MATERIAL →
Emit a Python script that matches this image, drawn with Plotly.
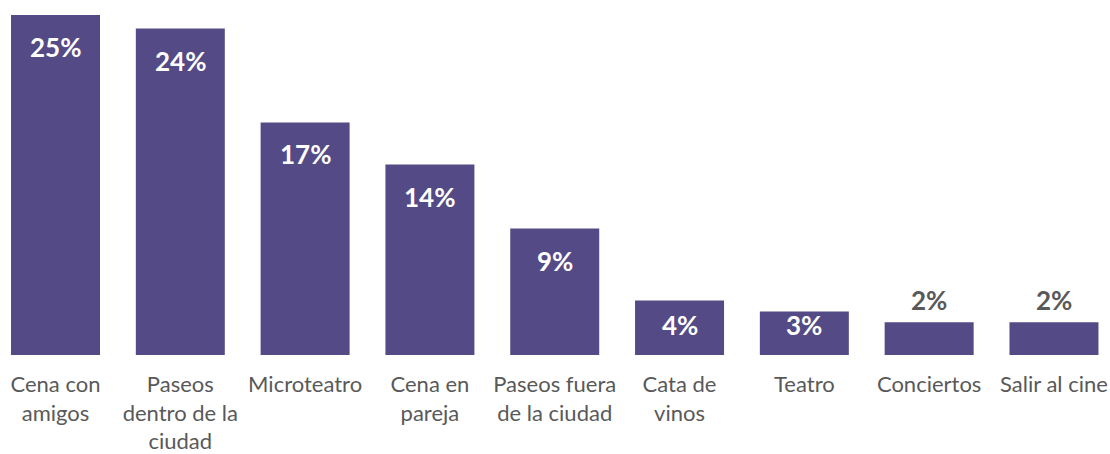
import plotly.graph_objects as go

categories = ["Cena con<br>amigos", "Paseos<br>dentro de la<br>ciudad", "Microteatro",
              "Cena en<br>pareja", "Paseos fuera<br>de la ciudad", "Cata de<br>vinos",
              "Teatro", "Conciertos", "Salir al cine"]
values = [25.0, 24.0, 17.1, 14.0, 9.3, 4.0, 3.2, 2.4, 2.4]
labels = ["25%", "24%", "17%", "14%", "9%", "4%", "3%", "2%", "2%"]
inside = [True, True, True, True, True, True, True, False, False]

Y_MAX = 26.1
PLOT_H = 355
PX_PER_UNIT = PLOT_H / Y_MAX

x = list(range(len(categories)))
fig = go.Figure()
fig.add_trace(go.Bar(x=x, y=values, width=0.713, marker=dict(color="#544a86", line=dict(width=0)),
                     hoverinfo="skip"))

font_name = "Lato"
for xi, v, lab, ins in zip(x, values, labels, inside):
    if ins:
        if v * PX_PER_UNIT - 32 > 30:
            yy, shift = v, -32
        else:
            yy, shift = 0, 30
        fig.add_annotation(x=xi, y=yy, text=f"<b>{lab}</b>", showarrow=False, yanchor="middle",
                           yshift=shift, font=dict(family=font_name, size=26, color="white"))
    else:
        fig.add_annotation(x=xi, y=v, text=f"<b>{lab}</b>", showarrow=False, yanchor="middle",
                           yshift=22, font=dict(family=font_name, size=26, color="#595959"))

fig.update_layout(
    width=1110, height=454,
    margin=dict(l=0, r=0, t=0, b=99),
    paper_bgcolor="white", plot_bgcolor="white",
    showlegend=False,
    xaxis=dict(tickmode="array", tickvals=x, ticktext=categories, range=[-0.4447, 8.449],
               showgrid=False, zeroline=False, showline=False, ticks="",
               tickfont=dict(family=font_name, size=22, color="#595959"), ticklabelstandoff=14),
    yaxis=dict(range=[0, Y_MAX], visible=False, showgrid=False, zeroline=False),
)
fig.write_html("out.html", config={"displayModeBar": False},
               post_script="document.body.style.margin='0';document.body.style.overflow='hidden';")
* * *
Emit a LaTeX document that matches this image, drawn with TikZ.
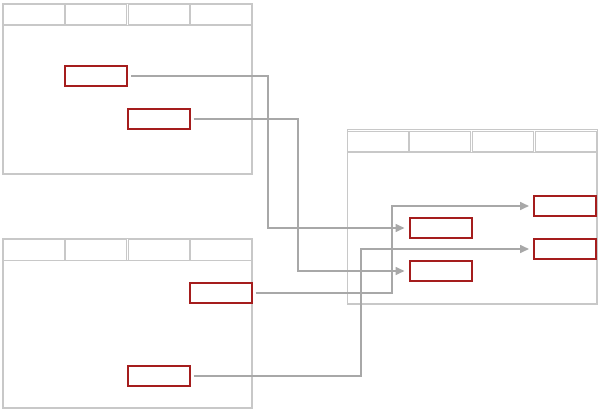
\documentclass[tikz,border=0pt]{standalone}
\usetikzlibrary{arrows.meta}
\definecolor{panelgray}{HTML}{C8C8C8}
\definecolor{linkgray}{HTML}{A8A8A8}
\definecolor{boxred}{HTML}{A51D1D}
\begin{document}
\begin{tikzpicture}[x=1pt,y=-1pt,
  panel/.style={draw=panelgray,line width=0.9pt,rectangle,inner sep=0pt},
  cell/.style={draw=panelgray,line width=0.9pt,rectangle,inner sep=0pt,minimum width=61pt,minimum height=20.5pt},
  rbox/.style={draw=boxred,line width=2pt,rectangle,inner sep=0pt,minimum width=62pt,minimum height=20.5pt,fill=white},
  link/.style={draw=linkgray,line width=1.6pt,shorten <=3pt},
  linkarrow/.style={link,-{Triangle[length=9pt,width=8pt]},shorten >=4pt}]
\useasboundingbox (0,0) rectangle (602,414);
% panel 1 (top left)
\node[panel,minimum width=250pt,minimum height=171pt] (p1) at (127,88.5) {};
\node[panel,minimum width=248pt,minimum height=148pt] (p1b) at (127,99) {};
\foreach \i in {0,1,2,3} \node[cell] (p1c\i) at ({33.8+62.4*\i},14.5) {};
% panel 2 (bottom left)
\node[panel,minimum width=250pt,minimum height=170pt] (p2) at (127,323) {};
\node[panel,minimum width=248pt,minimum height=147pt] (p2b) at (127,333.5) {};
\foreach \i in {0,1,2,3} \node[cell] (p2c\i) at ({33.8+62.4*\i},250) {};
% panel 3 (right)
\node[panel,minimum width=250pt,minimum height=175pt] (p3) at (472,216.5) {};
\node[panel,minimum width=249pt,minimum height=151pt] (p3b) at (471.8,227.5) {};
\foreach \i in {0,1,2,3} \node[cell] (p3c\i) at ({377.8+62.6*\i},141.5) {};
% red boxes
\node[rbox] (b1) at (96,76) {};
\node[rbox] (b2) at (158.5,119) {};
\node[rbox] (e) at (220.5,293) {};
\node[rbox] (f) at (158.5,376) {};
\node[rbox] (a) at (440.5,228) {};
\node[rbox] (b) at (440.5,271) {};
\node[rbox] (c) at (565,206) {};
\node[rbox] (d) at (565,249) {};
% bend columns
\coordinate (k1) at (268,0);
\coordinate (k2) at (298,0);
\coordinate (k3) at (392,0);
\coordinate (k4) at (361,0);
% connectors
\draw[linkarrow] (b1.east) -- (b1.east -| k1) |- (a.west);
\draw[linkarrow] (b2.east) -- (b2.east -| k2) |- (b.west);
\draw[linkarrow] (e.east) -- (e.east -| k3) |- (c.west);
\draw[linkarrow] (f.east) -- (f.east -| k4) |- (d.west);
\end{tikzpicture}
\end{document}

INSTRUCTION → The string "that" may appear in lines of the listing above; tally those lines and give the number only.

FINAL ANSWER → 2